Her work with supervisor, Dr. Steven Laviolette will look at a dietary intervention to help patients and consumers who use cannabis medicinally or recreationally.

“I knew I wanted to go into an intervention route to help decrease the risk of psychiatric illness for those who use cannabis,” said DeVuono. “If we understand the possible dangers of using cannabis, and how diet might be able to prevent these effects, it can help inform the public to make better decisions for themselves and lessen their risk.”

The BrainsCAN Postdoctoral Fellowship Program brings the world’s most promising early-career researchers to Western. Funding for BrainsCAN is provided by the Government of Canada’s Canada First Research Excellence Fund (CFREF).

Marieka DeVuono
Marieka DeVuono
BrainsCAN Postdoctoral Associate
PhD, Psychology and Neuroscience - University of Guelph

Investigating sex and dose-dependent cognitive impairments produced by adolescent THC exposure

Supervisor(s): Dr. Steven Laviolette, Dr. Susanne Schmid, Dr.
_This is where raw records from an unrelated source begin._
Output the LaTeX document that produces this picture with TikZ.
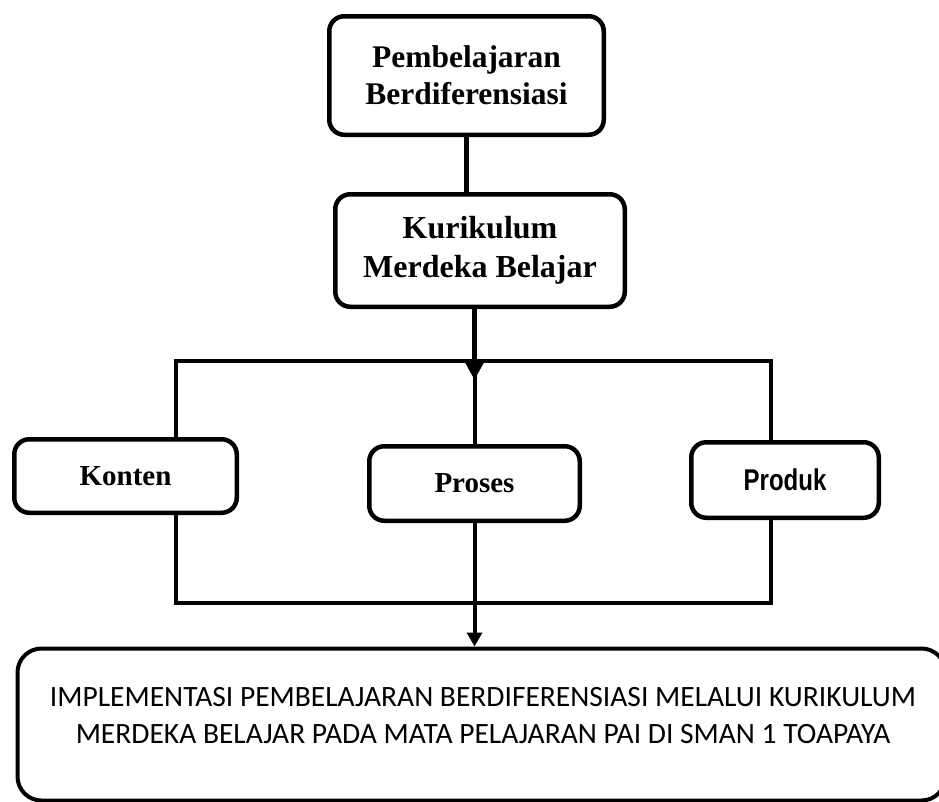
\documentclass[tikz,border=0pt]{standalone}
\usepackage{fontspec}
\setmainfont{Liberation Serif}
\newfontfamily\calibrifont{Carlito}
\newfontfamily\narrowsans[FakeStretch=0.8]{Liberation Sans}
\usetikzlibrary{arrows.meta}
\begin{document}
\begin{tikzpicture}[x=1pt,y=-1pt,
  box/.style={draw, rounded corners=15pt, line width=4.5pt, inner sep=0pt, align=center},
  conn/.style={line width=4.5pt},
  bus/.style={line width=4pt},
  headtip/.style={-{Triangle[width=17pt,length=17pt]}},
  foottip/.style={-{Triangle[width=15pt,length=14pt]}}]
\useasboundingbox (0,0) rectangle (939,801);

\node[box, minimum width=274.5pt, minimum height=118.5pt,
  font=\bfseries\fontsize{31.5}{37}\selectfont] (pb) at (466.5,75.5) {Pembelajaran\\Berdiferensiasi};
\node[box, minimum width=289.5pt, minimum height=112.5pt,
  font=\bfseries\fontsize{32}{39}\selectfont] (kur) at (480,250.5) {Kurikulum\\Merdeka Belajar};
\node[box, minimum width=222.5pt, minimum height=73.5pt,
  font=\bfseries\fontsize{29}{34}\selectfont] (kon) at (125.5,476) {Konten};
\node[box, minimum width=210.5pt, minimum height=74.5pt,
  font=\bfseries\fontsize{29}{34}\selectfont] (pro) at (474.5,483.5) {Proses};
\node[box, minimum width=187.5pt, minimum height=75.5pt,
  font=\narrowsans\bfseries\fontsize{30}{34}\selectfont] (prd) at (785,480) {Produk};
\node[box, rounded corners=24pt, line width=4pt, minimum width=928pt, minimum height=152pt] (impl) at (481.5,724.5) {};
\node[align=center, inner sep=0pt, font=\calibrifont\fontsize{29.5}{37}\selectfont] (impltext) at (483,716)
  {IMPLEMENTASI PEMBELAJARAN BERDIFERENSIASI MELALUI KURIKULUM\\MERDEKA BELAJAR PADA MATA PELAJARAN PAI DI SMAN 1 TOAPAYA};

\coordinate (busL) at (176,361);
\coordinate (busR) at (771,361);
\coordinate (botL) at (176,603);
\coordinate (botR) at (771,603);
\coordinate (tip) at (474.5,380);

\draw[conn] (pb.south) -- (pb.south |- kur.north);
\draw[conn, headtip] (kur.south -| pro.north) -- (tip);
\draw[bus] (kon.north -| busL) -- (busL) -- (busR) -- (prd.north -| busR);
\draw[bus] (pro.north |- busL) -- (pro.north);
\draw[bus] (kon.south -| botL) -- (botL) -- (botR) -- (prd.south -| botR);
\draw[bus, foottip] (pro.south) -- (pro.south |- impl.north);
\end{tikzpicture}
\end{document}
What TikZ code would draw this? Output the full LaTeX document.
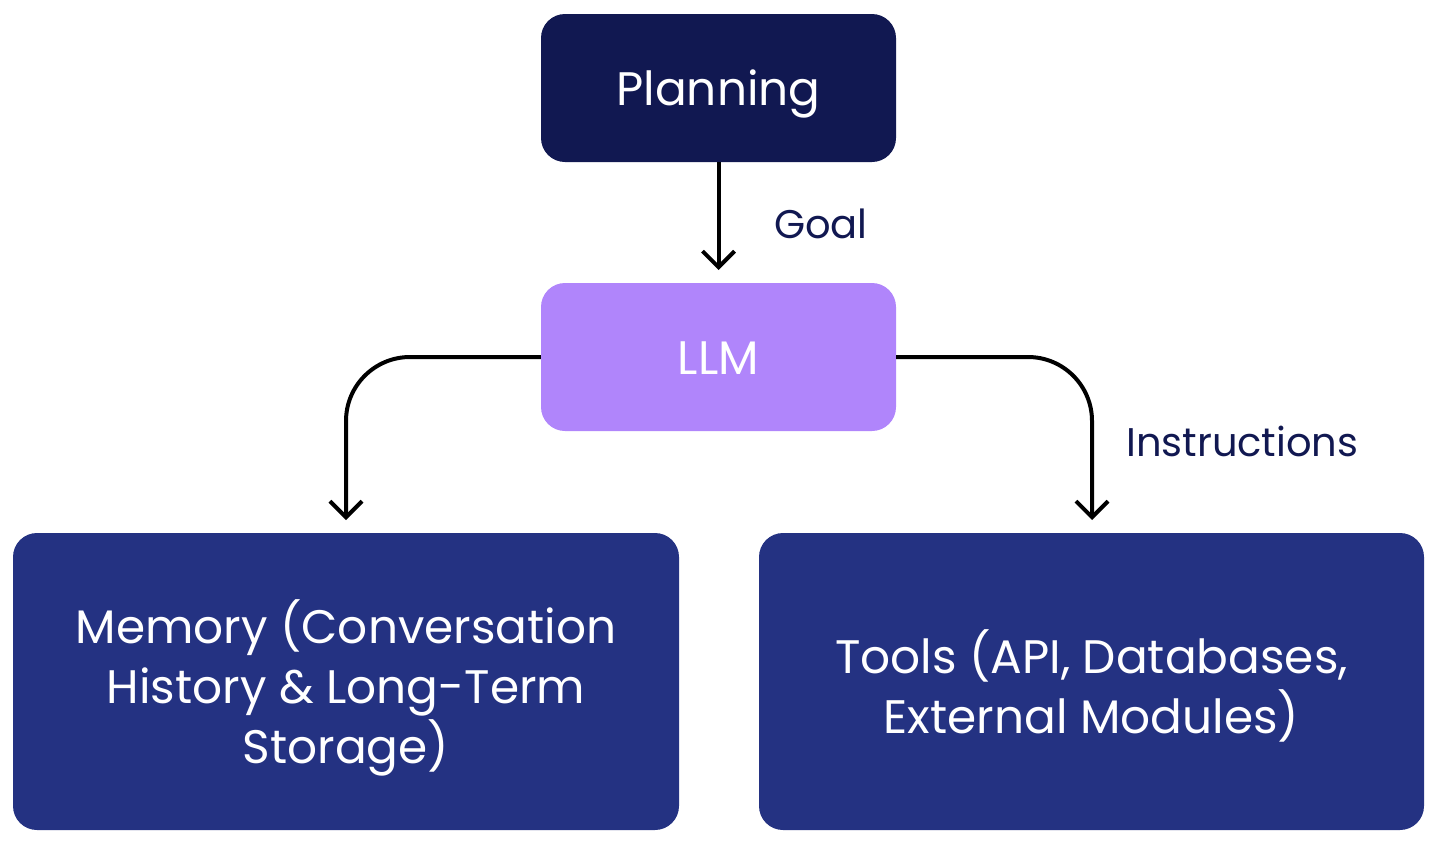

Walter Rushlow
Research Information:
Cannabis use during adolescence can lead to long-term cognitive deficits and is associated with an increased risk for neuropsychiatric disorders later in life. The primary psychoactive component of cannabis, tetrahydrocannabinol (THC), may interrupt normal brain maturation during this critical period of development, leading to long-term cognitive consequences. The specific neurobiological mechanisms of these impairments remain unknown. Using a preclinical model of adolescent THC exposure, this project will investigate the neural pathways and molecular changes underlying cognitive impairments produced by adolescent THC exposure. A variety of THC doses will be investigated because THC is known to produce biphasic effects on multiple cognitive processes, where low and high doses often produce opposite effects. Higher potency cannabis is also associated with greater cognitive risks. Moreover, THC is known to produce sex-specific effects, yet the majority of research on the effect of adolescent THC exposure has been done exclusively in males. This project will also address this knowledge gap and investigate the sex-dependent effects of THC on cognitive development. Results from this study will advance our knowledge of the long-term consequences of adolescent cannabis use and have the potential to influence the development of treatments for disorders with cognitive impairments.